Pour information, Eric Raoult se distingue par sa présidence de l’Association des élus amis d’Israël (dénoncé par l’ONU pour crimes contre l’Humanité) et par celle du groupe parlementaire d’amitié France-Tunisie (dont le dictateur-président Ben Ali vient d’être réélu). Deux états qui sont à l’opposé total des principes de liberté et de démocratie pourtant défendus – du moins le nom pourrait le faire croire – par le mouvement d’initiative et de liberté dont est membre d’honneur Mr Raoult.

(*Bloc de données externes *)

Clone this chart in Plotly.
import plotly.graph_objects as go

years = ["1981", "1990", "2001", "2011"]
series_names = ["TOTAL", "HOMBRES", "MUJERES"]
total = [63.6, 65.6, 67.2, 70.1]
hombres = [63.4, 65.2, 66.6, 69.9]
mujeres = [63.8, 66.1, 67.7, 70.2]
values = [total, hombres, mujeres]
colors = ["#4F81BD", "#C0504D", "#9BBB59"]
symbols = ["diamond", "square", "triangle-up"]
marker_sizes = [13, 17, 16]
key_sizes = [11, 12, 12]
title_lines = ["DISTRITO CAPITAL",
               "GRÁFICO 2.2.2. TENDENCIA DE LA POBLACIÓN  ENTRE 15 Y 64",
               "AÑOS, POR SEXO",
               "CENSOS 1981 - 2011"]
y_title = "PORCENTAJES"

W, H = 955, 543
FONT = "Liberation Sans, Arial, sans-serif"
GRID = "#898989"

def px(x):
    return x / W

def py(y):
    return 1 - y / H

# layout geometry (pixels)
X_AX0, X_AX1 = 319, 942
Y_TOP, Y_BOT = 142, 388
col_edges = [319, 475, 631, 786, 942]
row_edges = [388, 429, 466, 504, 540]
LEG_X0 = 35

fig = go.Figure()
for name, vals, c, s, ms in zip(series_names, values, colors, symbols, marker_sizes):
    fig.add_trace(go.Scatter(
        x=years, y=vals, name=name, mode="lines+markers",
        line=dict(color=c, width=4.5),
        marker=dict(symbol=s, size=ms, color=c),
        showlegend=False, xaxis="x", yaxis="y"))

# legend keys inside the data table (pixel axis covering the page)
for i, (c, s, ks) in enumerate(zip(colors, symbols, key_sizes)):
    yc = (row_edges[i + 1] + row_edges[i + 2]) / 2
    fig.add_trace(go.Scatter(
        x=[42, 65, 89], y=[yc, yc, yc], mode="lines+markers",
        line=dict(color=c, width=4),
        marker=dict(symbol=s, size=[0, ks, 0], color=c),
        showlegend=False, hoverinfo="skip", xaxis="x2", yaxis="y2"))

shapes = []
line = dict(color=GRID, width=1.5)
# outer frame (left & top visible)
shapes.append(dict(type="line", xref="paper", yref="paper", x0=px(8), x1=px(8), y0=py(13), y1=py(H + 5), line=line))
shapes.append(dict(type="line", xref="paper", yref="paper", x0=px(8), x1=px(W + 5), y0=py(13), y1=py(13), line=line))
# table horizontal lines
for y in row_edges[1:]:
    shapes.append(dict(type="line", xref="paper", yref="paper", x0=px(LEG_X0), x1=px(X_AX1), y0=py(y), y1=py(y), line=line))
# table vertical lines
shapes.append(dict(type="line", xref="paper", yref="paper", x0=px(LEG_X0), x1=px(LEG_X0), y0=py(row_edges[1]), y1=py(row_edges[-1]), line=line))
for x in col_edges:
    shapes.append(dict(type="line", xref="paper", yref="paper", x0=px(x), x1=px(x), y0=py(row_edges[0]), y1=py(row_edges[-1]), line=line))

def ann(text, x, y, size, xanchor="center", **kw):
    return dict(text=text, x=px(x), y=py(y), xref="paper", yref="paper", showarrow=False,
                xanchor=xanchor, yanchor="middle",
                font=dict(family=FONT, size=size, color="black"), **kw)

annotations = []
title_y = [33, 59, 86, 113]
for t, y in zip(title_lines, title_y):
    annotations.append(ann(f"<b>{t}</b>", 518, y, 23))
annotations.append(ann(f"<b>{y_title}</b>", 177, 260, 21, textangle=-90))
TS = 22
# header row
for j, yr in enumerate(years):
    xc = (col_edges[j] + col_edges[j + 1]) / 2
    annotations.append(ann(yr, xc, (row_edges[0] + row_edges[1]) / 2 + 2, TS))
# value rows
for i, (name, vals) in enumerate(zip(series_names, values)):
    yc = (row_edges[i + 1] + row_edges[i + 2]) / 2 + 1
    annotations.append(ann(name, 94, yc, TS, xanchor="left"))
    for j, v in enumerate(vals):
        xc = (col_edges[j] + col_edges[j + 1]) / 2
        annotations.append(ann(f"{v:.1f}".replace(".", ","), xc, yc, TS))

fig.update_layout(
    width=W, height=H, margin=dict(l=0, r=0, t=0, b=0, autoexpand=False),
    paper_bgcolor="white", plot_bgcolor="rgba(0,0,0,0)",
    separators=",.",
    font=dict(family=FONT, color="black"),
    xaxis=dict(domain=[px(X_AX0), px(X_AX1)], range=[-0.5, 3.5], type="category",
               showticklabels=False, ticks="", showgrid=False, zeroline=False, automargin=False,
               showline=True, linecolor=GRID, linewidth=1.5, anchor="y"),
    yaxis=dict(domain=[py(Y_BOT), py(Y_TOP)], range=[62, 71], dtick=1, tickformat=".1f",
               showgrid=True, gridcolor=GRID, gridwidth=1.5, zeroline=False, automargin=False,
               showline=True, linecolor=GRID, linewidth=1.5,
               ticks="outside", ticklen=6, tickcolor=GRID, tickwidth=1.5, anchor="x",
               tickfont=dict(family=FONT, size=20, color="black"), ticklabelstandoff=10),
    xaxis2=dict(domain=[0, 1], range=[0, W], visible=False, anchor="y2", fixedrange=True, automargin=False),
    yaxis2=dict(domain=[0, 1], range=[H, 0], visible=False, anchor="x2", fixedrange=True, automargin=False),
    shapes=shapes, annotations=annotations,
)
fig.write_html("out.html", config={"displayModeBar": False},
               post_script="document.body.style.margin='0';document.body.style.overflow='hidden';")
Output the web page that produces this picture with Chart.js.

Un mouvement sulfureux de part l’appartenance d’un de ses fondateurs au SAC, le Service d’action civique.
Eric Raoult est donc le parfait ennemi de la liberté d’expression et un grand nostalgique du sombre passé gaulliste avec notamment le SAC et le ministère de l’information d’Alain Peyrefitte.
Récemment il s’était déjà illustré par ses propos odieux à l’encontre de la journaliste du Monde, Florence Beaugé qu’il a qualifiée de « psychotique », « hystérique », « bonne pour la psychanalyse », « maléfique » « et par-dessus le marché idiote », sans compter, « c’est bien connu, volage »…. lui reprochant d’avoir critiqué le dictateur Ben Ali.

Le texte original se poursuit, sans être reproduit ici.